▸ Your goal: Print, word for word, the opening line of the data below and every line after it through the line that contains "(0,0) rectangle (1643,515);", but not the pictures.

▸ Data segment:
....
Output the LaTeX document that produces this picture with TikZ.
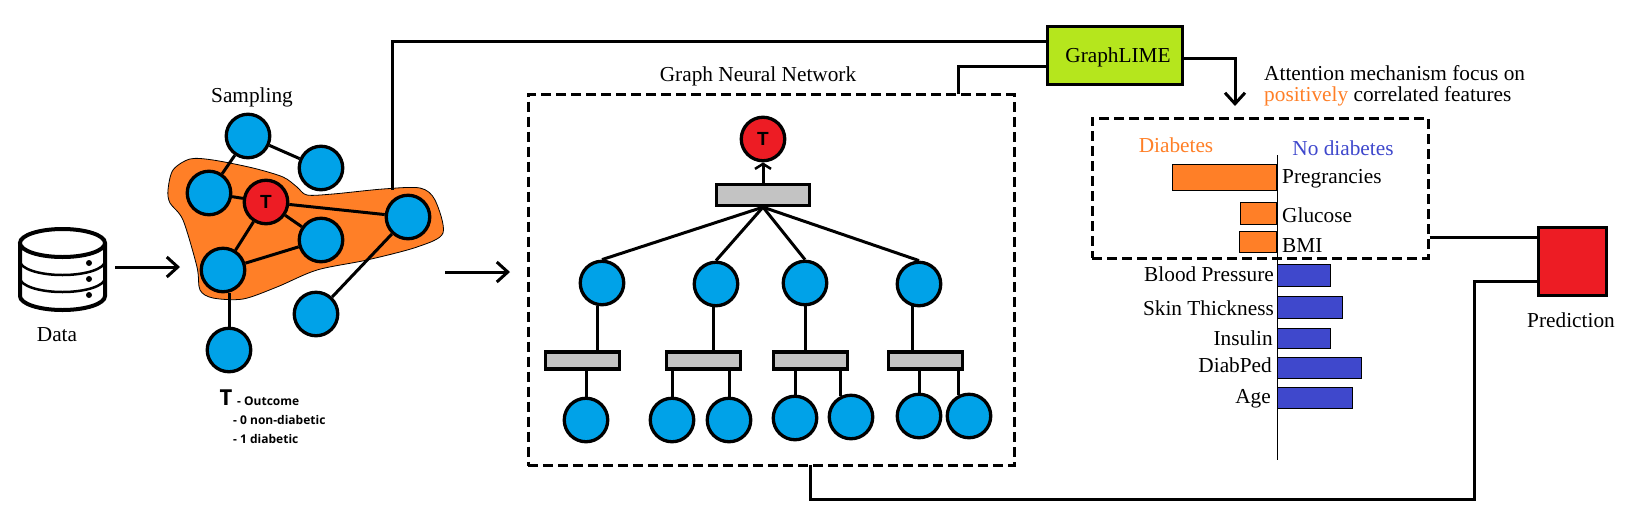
\documentclass[tikz,border=0pt]{standalone}
\usepackage{fontspec}
\setmainfont{Liberation Serif}
\newfontfamily\labelsans{Open Sans}
\newfontfamily\nodesans{Liberation Sans}
\usetikzlibrary{arrows.meta}
\definecolor{nodeblue}{HTML}{00A2E8}
\definecolor{nodered}{HTML}{ED1C24}
\definecolor{bloborange}{HTML}{FF7F27}
\definecolor{boxgray}{HTML}{C3C3C3}
\definecolor{limegreen}{HTML}{B5E61D}
\definecolor{barblue}{HTML}{3F48CC}
\begin{document}
\begin{tikzpicture}[x=1pt, y=-1pt,
    every node/.style={font=\fontsize{21.3}{23}\selectfont, inner sep=0pt},
    wire/.style={line width=3pt},
    graphnode/.style={circle, draw, line width=3.3pt, fill=nodeblue, minimum size=43.5pt},
    targetnode/.style={circle, draw, line width=3.3pt, fill=nodered, minimum size=43.5pt, font=\fontsize{19}{21}\selectfont\nodesans\bfseries},
    pool/.style={draw, line width=3.3pt, fill=boxgray},
    dashbox/.style={draw, line width=3pt, dash pattern=on 10pt off 5pt},
    orangebar/.style={draw, line width=1pt, fill=bloborange, anchor=east},
    bluebar/.style={draw, line width=1pt, fill=barblue, anchor=west},
    legend/.style={font=\fontsize{12}{14}\selectfont\labelsans\bfseries, anchor=west},
    barb/.style={-{Straight Barb[length=11pt, width=20pt, line width=3pt]}}]
    \useasboundingbox (0,0) rectangle (1643,515);

    % Data
    \draw[line width=4pt, fill=white] (20,243) -- (20,296) arc[start angle=180, end angle=360, x radius=42.5pt, y radius=14pt] -- (105,243) arc[start angle=0, end angle=360, x radius=42.5pt, y radius=14pt];
    \draw[line width=2.5pt] (20,261) arc[start angle=180, end angle=360, x radius=42.5pt, y radius=14pt];
    \draw[line width=2.5pt] (20,278) arc[start angle=180, end angle=360, x radius=42.5pt, y radius=14pt];
    \fill (89,263) circle (3pt) (89,279) circle (3pt) (89,295) circle (3pt);
    \node (data) at (57,335) {Data};

    % Sampling
    \draw[fill=bloborange, line width=0.8pt] plot[smooth cycle, tension=0.5] coordinates {(168,190) (173,170) (190,159) (213,160) (253,168) (283,177) (297,187) (307,195) (333,194) (383,189) (420,188) (435,200) (443,233) (417,247) (367,260) (317,270) (277,287) (243,299) (213,298) (200,290) (197,267) (183,220) (170,203)};
    \node (sampling) at (252,97) {Sampling};
    \node[graphnode] (s1) at (248,136) {};
    \node[graphnode] (s2) at (321,168) {};
    \node[graphnode] (s3) at (209,193) {};
    \node[targetnode] (starget) at (266,202) {T};
    \node[graphnode] (s4) at (408,217) {};
    \node[graphnode] (s5) at (321,240) {};
    \node[graphnode] (s6) at (223,270) {};
    \node[graphnode] (s7) at (316,314) {};
    \node[graphnode] (s8) at (229,350) {};
    \draw[wire] (s1) -- (s2);
    \draw[wire] (s1) -- (s3);
    \draw[wire] (s3) -- (starget);
    \draw[wire] (starget) -- (s4);
    \draw[wire] (starget) -- (s5);
    \draw[wire] (starget) -- (s6);
    \draw[wire] (s6) -- (s5);
    \draw[wire] (s8 |- s6.south) -- (s8);
    \draw[wire] (s4) -- (s7);

    % Legend
    \node[font=\fontsize{22}{24}\selectfont\labelsans\bfseries] (legendt) at (226,398) {T};
    \node[legend] (legend0) at (237,401) {- Outcome};
    \node[legend] (legend1) at (233,420) {- 0 non-diabetic};
    \node[legend] (legend2) at (233,439) {- 1 diabetic};

    % Graph Neural Network
    \node[dashbox, minimum width=486pt, minimum height=371pt] (gnn) at (771,280) {};
    \node (gnntitle) at (758,76) {Graph Neural Network};
    \node[targetnode] (gtarget) at (763,139) {T};
    \node[pool, minimum width=93pt, minimum height=21pt] (gtop) at (763,195) {};
    \node[graphnode] (g1) at (602,283) {};
    \node[graphnode] (g2) at (716,284) {};
    \node[graphnode] (g3) at (805,283) {};
    \node[graphnode] (g4) at (919,284) {};
    \node[pool, minimum width=74pt, minimum height=17pt] (p1) at (582.5,360.5) {};
    \node[pool, minimum width=74pt, minimum height=17pt] (p2) at (703.5,360.5) {};
    \node[pool, minimum width=74pt, minimum height=17pt] (p3) at (810.5,360.5) {};
    \node[pool, minimum width=74pt, minimum height=17pt] (p4) at (925.5,360.5) {};
    \node[graphnode] (l1) at (586,420) {};
    \node[graphnode] (l2) at (672,420) {};
    \node[graphnode] (l3) at (729,420) {};
    \node[graphnode] (l4) at (795,418) {};
    \node[graphnode] (l5) at (851,417) {};
    \node[graphnode] (l6) at (919,416) {};
    \node[graphnode] (l7) at (969,416) {};
    \draw[wire, -{Straight Barb[length=5pt, width=16pt, line width=2.5pt]}] (gtop.north) -- (gtarget.south);
    \draw[wire] (gtop.south) -- (g1.north);
    \draw[wire] (gtop.south) -- (g2.north);
    \draw[wire] (gtop.south) -- (g3.north);
    \draw[wire] (gtop.south) -- (g4.north);
    \draw[wire] (g1.-100) -- (g1.-100 |- p1.north);
    \draw[wire] (g2.-95) -- (g2.-95 |- p2.north);
    \draw[wire] (g3) -- (g3 |- p3.north);
    \draw[wire] (g4.-107) -- (g4.-107 |- p4.north);
    \draw[wire] (p1.south -| l1) -- (l1);
    \draw[wire] (p2.south -| l2) -- (l2);
    \draw[wire] (p2.south -| l3) -- (l3);
    \draw[wire] (p3.south -| l4) -- (l4);
    \draw[wire] (p3.south -| l5.116) -- (l5.116);
    \draw[wire] (p4.south -| l6) -- (l6);
    \draw[wire] (p4.south -| l7.116) -- (l7.116);

    % GraphLIME
    \node[draw, line width=3.3pt, fill=limegreen, minimum width=135pt, minimum height=58pt] (lime) at (1115,55.5) {};
    \node (limetext) at (1118,57) {GraphLIME};
    \coordinate (sampletop) at (392,190);
    \coordinate (limea) at (1046,41);
    \coordinate (gnntop) at (958,94);
    \coordinate (limeb) at (1046,66);
    \coordinate (limeout) at (1184,58);
    \coordinate (xaitop) at (1235,106);
    \draw[wire] (sampletop) |- (limea);
    \draw[wire] (gnntop) |- (limeb);
    \draw[wire, barb] (limeout) -| (xaitop);

    % Attention text
    \node[anchor=west] (attn1) at (1264,73) {Attention mechanism focus on};
    \node[anchor=west] (attn2) at (1264,96) {\textcolor{bloborange}{positively} correlated features};

    % Feature bars
    \node[dashbox, minimum width=336pt, minimum height=140pt] (xai) at (1260,188) {};
    \node[text=bloborange] (diabetes) at (1176,145) {Diabetes};
    \node[text=barblue] (nodiabetes) at (1343,148) {No diabetes};
    \coordinate (axistop) at (1277,155);
    \coordinate (axisbot) at (1277,460);
    \node[orangebar, minimum width=104pt, minimum height=26pt] (bpreg) at (1277,177) {};
    \node[orangebar, minimum width=36pt, minimum height=22pt] (bgluc) at (1277,213) {};
    \node[orangebar, minimum width=37pt, minimum height=21pt] (bbmi) at (1277,241.5) {};
    \node[bluebar, minimum width=53pt, minimum height=22pt] (bpres) at (1277,275) {};
    \node[bluebar, minimum width=65pt, minimum height=22pt] (bskin) at (1277,307) {};
    \node[bluebar, minimum width=53pt, minimum height=20pt] (bins) at (1277,338) {};
    \node[bluebar, minimum width=84pt, minimum height=21pt] (bdiab) at (1277,367.5) {};
    \node[bluebar, minimum width=75pt, minimum height=21pt] (bage) at (1277,397.5) {};
    \draw[line width=1pt] (axistop) -- (axisbot);
    \node[anchor=west] (lpreg) at (1282,179) {Pregrancies};
    \node[anchor=west] (lgluc) at (1282,215) {Glucose};
    \node[anchor=west] (lbmi) at (1282,246) {BMI};
    \node[anchor=east] (lpres) at (1274,274) {Blood Pressure};
    \node[anchor=east] (lskin) at (1274,308) {Skin Thickness};
    \node[anchor=east] (lins) at (1273,338) {Insulin};
    \node[anchor=east] (ldiab) at (1272,365) {DiabPed};
    \node[anchor=east] (lage) at (1271,399) {Age};

    % Prediction
    \node[draw, line width=3.3pt, fill=nodered, minimum size=68pt] (pred) at (1572.5,261.5) {};
    \node (predtext) at (1571,320) {Prediction};
    \coordinate (preda) at (1537,237);
    \coordinate (predb) at (1537,281);
    \coordinate (gnnbot) at (810,465);
    \coordinate (turn) at (1474,499);
    \draw[wire] (xai.east |- preda) -- (preda);
    \draw[wire] (gnnbot) |- (turn) |- (predb);

    % Arrows
    \coordinate (arrow1a) at (115,267);
    \coordinate (arrow1b) at (180,267);
    \coordinate (arrow2a) at (445,272);
    \coordinate (arrow2b) at (510,272);
    \draw[wire, barb] (arrow1a) -- (arrow1b);
    \draw[wire, barb] (arrow2a) -- (arrow2b);
\end{tikzpicture}
\end{document}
....
▸ Task answer:
Output the LaTeX document that produces this picture with TikZ.
\documentclass[tikz,border=0pt]{standalone}
\usepackage{fontspec}
\setmainfont{Liberation Serif}
\newfontfamily\labelsans{Open Sans}
\newfontfamily\nodesans{Liberation Sans}
\usetikzlibrary{arrows.meta}
\definecolor{nodeblue}{HTML}{00A2E8}
\definecolor{nodered}{HTML}{ED1C24}
\definecolor{bloborange}{HTML}{FF7F27}
\definecolor{boxgray}{HTML}{C3C3C3}
\definecolor{limegreen}{HTML}{B5E61D}
\definecolor{barblue}{HTML}{3F48CC}
\begin{document}
\begin{tikzpicture}[x=1pt, y=-1pt,
    every node/.style={font=\fontsize{21.3}{23}\selectfont, inner sep=0pt},
    wire/.style={line width=3pt},
    graphnode/.style={circle, draw, line width=3.3pt, fill=nodeblue, minimum size=43.5pt},
    targetnode/.style={circle, draw, line width=3.3pt, fill=nodered, minimum size=43.5pt, font=\fontsize{19}{21}\selectfont\nodesans\bfseries},
    pool/.style={draw, line width=3.3pt, fill=boxgray},
    dashbox/.style={draw, line width=3pt, dash pattern=on 10pt off 5pt},
    orangebar/.style={draw, line width=1pt, fill=bloborange, anchor=east},
    bluebar/.style={draw, line width=1pt, fill=barblue, anchor=west},
    legend/.style={font=\fontsize{12}{14}\selectfont\labelsans\bfseries, anchor=west},
    barb/.style={-{Straight Barb[length=11pt, width=20pt, line width=3pt]}}]
    \useasboundingbox (0,0) rectangle (1643,515);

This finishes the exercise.